Wednesday, June 9

Co Co's cooking!

I woke up pretty early today (not as early as I usually have to for work) and I decided I wanted to make something delicious for supper. Unfortunately, my kitchen was pretty bare and lacking in anything promising besides the staples, so I had to go to the grocery store. While at the grocery store, I came across some interesting ingredients in the ethnic food aisle: coconut milk, curry paste and basmati rice, vindaloo sauce. The wheels started turning in my head and I knew right away that I was craving beef vindaloo. Now, I'm not partial to buying pre-made sauces in jars for ethnic dishes, I would much rather try to create the dish from scratch. I bought the things I went to the grocery store for, and also picked up: thinly sliced steak, a vidalia onion, red and green peppers, basmati rice, coconut milk, mild curry paste, cilantro, and naan bread. When I got home I put all my ingredients on the top of my counter and began to get to work. The final product was amazing. Here's the recipe and some photos of the process. Yum yum!

All the ingredients:


The recipe:

You will need the following:

* 1 tbsp (or to taste) Patak's Hot Curry Paste (or similar other brand. My fiance is a bit of a spice wimp so I used Mild paste)
* 1 medium onion
* 1/2 (each) green pepper and red pepper
* Coconut milk
* 1 tbsp minced garlic
* 1 tbsp minced ginger
* 1-2 tbsp EVOO
* Thinly sliced beef steak
* Cream
* Yogurt
* Naan bread (I like the garlic naan from Zhers/PC)
* Butter
* Curry Powder
* Cooked basmati rice

Recipe

1. Pre-cook beef. Thinly slice all the veggies (onion/peppers) and set aside.
2. In a frying pan or wok, heat the oil and add the garlic and ginger. Cook on med-medium/low heat. Drizzle coconut milk on top.
3. Add beef to the pan, allow to heat through.
4. Add the veggies you cut and put in a bowl earlier. Stir-fry with the meat for about 2 minutes.
5. Take curry paste and add it to the pan. Stir to coat the meat and vegetables.
6. Slowly add creamer or more coconut milk to the pan until a sauce forms. This really is a matter of preference. If you add too much cream, don't worry - it will thicken.
7. Spoon mixture over basmati rice and drizzle yogurt or more coconut milk over the rice. Helps to tone down the spice.

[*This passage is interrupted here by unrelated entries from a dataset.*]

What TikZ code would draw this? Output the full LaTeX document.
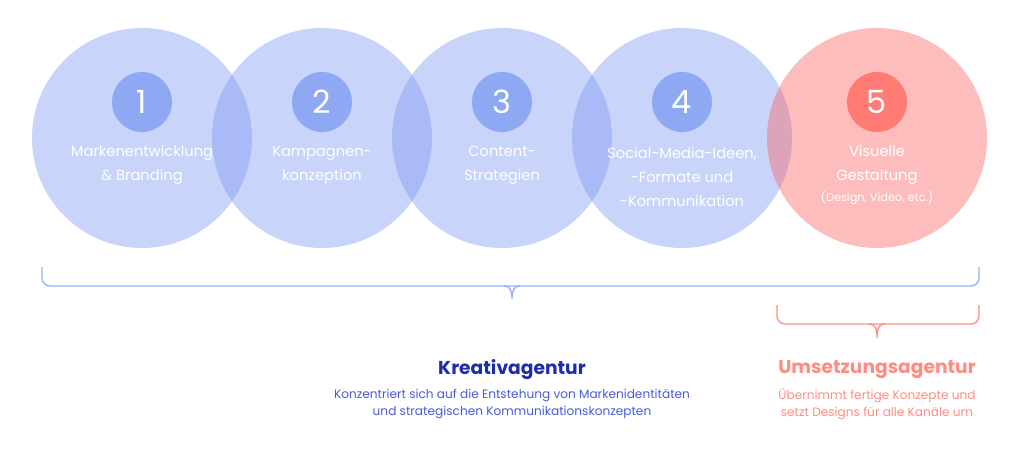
\documentclass[tikz,border=0pt]{standalone}
\usepackage{fontspec}
\setmainfont{Poppins}
\usepackage{xcolor}
\definecolor{bluefill}{RGB}{123,150,243}
\definecolor{bluenum}{RGB}{143,168,243}
\definecolor{bluedark}{RGB}{30,45,170}
\definecolor{bluetext}{RGB}{70,90,220}
\definecolor{bluebrace}{RGB}{150,175,245}
\definecolor{redfill}{RGB}{250,94,94}
\definecolor{rednum}{RGB}{255,124,116}
\definecolor{redtext}{RGB}{255,140,130}
\usetikzlibrary{shapes.geometric}

\begin{document}
\begin{tikzpicture}[x=.75pt, y=-.75pt,
    bigcirc/.style={circle,fill=bluefill,fill opacity=.41,inner sep=0,minimum size=165pt},
    numcirc/.style={circle,fill=bluenum,inner sep=0,minimum size=45pt,text=white,font=\fontsize{24}{24}\selectfont},
    lbl/.style={align=center,text=white,font=\fontsize{11}{18}\selectfont},
    head/.style={font=\fontsize{14}{16}\selectfont\bfseries},
    sub/.style={align=center,font=\fontsize{9.1}{12.75}\selectfont}]
    \useasboundingbox (0,0) rectangle (1024,454);
    % big circles
    \node at (142,138) [bigcirc] (c1) {};
    \node at (322,138) [bigcirc] (c2) {};
    \node at (502,138) [bigcirc] (c3) {};
    \node at (682,138) [bigcirc] (c4) {};
    \node at (877,138) [bigcirc,fill=redfill] (c5) {};
    % numbers
    \node at (142,102) [numcirc] (n1) {1};
    \node at (322,102) [numcirc] (n2) {2};
    \node at (502,102) [numcirc] (n3) {3};
    \node at (682,102) [numcirc] (n4) {4};
    \node at (877,102) [numcirc,fill=rednum] (n5) {5};
    % labels
    \node at (142,165) [lbl] (l1) {Markenentwicklung\\\& Branding};
    \node at (322,165) [lbl] (l2) {Kampagnen-\\konzeption};
    \node at (502,165) [lbl] (l3) {Content-\\Strategien};
    \node at (682,177) [lbl] (l4) {Social-Media-Ideen,\\-Formate und\\-Kommunikation};
    \node at (877,165) [lbl] (l5) {Visuelle\\Gestaltung};
    \node at (877,198) [lbl,font=\fontsize{8.5}{10}\selectfont] (l5b) {(Design, Video, etc.)};
    % braces
    \draw[bluebrace,line width=1pt,rounded corners=6pt] (42,267) -- (42,286) -- (979,286) -- (979,267);
    \draw[bluebrace,line width=1pt] (504,286) .. controls (510,286) and (512,290) .. (512,299)
        .. controls (512,290) and (514,286) .. (520,286);
    \draw[redtext,line width=1pt,rounded corners=6pt] (777,305) -- (777,324) -- (979,324) -- (979,305);
    \draw[redtext,line width=1pt] (869,324) .. controls (875,324) and (877,328) .. (877,338)
        .. controls (877,328) and (879,324) .. (885,324);
    % captions
    \node at (512,370) [head,text=bluedark] (k) {Kreativagentur};
    \node at (512,404) [sub,text=bluetext] (kt) {Konzentriert sich auf die Entstehung von Markenidentitäten\\und strategischen Kommunikationskonzepten};
    \node at (877,370) [head,text=redtext] (u) {Umsetzungsagentur};
    \node at (877,404) [sub,text=redtext] (ut) {Übernimmt fertige Konzepte und\\setzt Designs für alle Kanäle um};
\end{tikzpicture}
\end{document}
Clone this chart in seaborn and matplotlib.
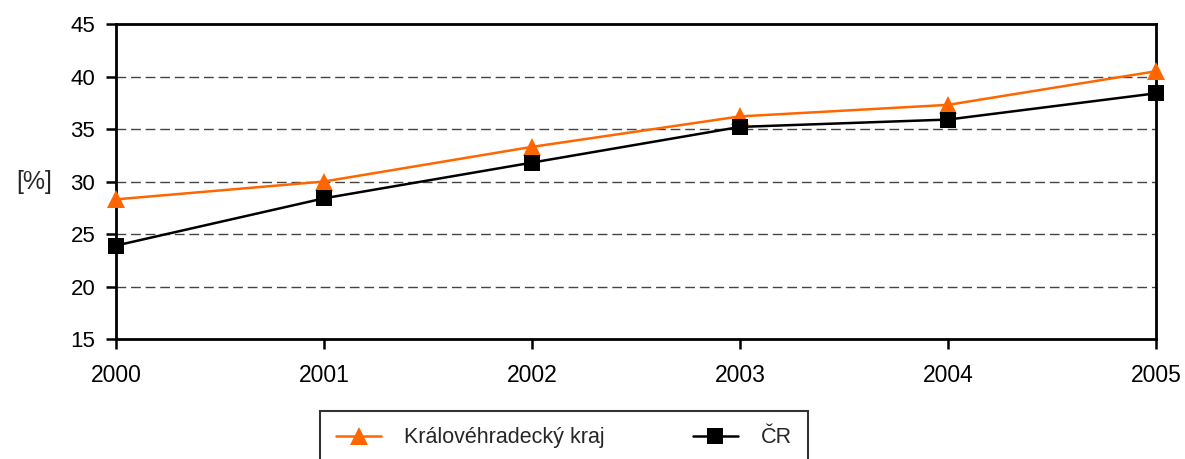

If desired, serve with naan bread. Heat in the oven for a few minutes, put a bit of butter on the hot naan bread, cut into quarters and serve alongside vindaloo.

Enjoy!

The curry simmering away on the stove:


The final product:

2 comments:

Kate said...

Looks yummy! I have an obsession with Naan bread. It's amazing with curry

Co Co said...

I completely agree Kate...Mmmmm to Naan bread!